Le mensuel Hara-Kiri existait depuis sept ans quand Delfeil de Ton (de son vrai nom Henri Roussel, né en 1934, qui fait miroiter en vain dans ce texte l'explication de son pseudonyme) rejoint l'équipe pour y écrire bientôt une chronique qu'il tiendra ensuite dans le Nouvel Observateur et toujours aujourd'hui dans l'Obs, «Les lundis de Delfeil de Ton». En 1969, le directeur de la publication, l'homme qui s'occupe de faire paraître le journal (trouver l'argent…), Bernier, «autre nom du professeur Choron, celui sous lequel il était connu dans les banques et les commissariats», suggère de créer un hebdo en plus, et aussi un nouveau mensuel dont Delfeil trouvera le nom, Charlie, et dont il deviendra le rédacteur en chef. Il n'y a pas un sou, chacun est payé une misère, mais tout le monde trouve que c'est une idée formidable. Et Delfeil, qui a rejoint avec fierté ce journal où il ne dessinera jamais rien parce que le dessin n'est pas son truc, n'en revient toujours pas de la qualité de l'équipe, décrite à travers le numéro de janvier 1969. « Il n'y avait que des bons. Pas un seul con. […] D'abord et avant tout notre maître respecté, Cavanna. Ensuite, il y avait Trix et Sépia, mais ces deux-là c'était aussi Cavanna. Pellaert, invité d'honneur permanent, donnait "She", pages couleur esthético-peinturlurées dont il avait le secret et qui épateraient jusqu'à Hollywood. Il y avait, comme dans chaque numéro, trois ou quatre dessins par des pigistes, puis, et c'était tout, Fournier, Reiser, Wolinski, Choron, moi, plus Willem qui venait d'arriver et Cabu qui venait de revenir.»

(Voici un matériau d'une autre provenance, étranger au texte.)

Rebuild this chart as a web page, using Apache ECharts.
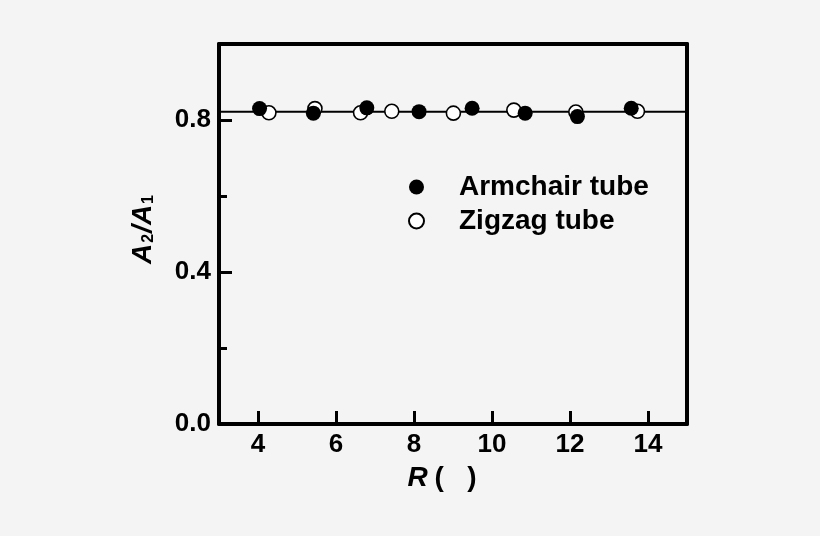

Il y a mille petits récits qui font une époque dans Ma véritable histoire d'"Hara-Kiri hebdo" (où l'adjectif et le pronom personnel se pondèrent et s'exacerbent l'un l'autre), «la dame de l'avenue Trudaine» qui donnait de l'argent en échange des faveurs du professeur Choron qui déclarait à l'équipe «je viens d'enculer la vieille. La vache, elle en voulait», la version italienne d'Hara-Kiri et les plagiats, et puis les descriptions page par page des premiers numéros, le 1 recelant un éditorial, ce qui n'est pas «le genre de la maison». «Nous ne lançons pas un journal pour donner des leçons. Serions-nous modestes ? Même pas. Ecoutons Cavanna : "Un journal sans façon. Sans façon mais pas sans prétention. Nous ne nous prenons pas pour de la crotte de bique. […] Si vous aimez les calembours, l'esprit bien parisien, les histoires de cocus, le festival du Marais, la fête des Mères, les safaris-congés payés, les grands patrons simples et pas fiers et les jeunes patrons de combat, n'achetez pas, n'achetez pas, n'achetez pas !"» On apprend dans le livre de Delfeil de Ton comment Reiser disait «Monsieur» à Cavanna, ce qui n'était pas non plus le genre de la maison, comment Choron se débrouillait pour avoir un beau papier afin de mieux imprimer ses dessinateurs et son Cavanna adorés, comment Cavanna et Delfeil prennent des libertés avec l'orthographe mais s'indignent qu'on le réforme : «Ben oui, c'est évident : on aime traverser en dehors des clous, nous changez pas les clous de place.»
Une note supplémentaire à la toute fin du livre : «Depuis la prépublication de cette histoire, Cavanna, Cabu, Wolinski sont morts. Nous ne sommes plus que deux./ A la tienne, Willem!» Pour Cabu et Wolinski qui ne sont pas toujours ménagés dans le texte, le 7 janvier 2015 est passé par là. Les balles tragiques à Charlie Hebdo font aussi partie de l'histoire d'Hara-Kiri.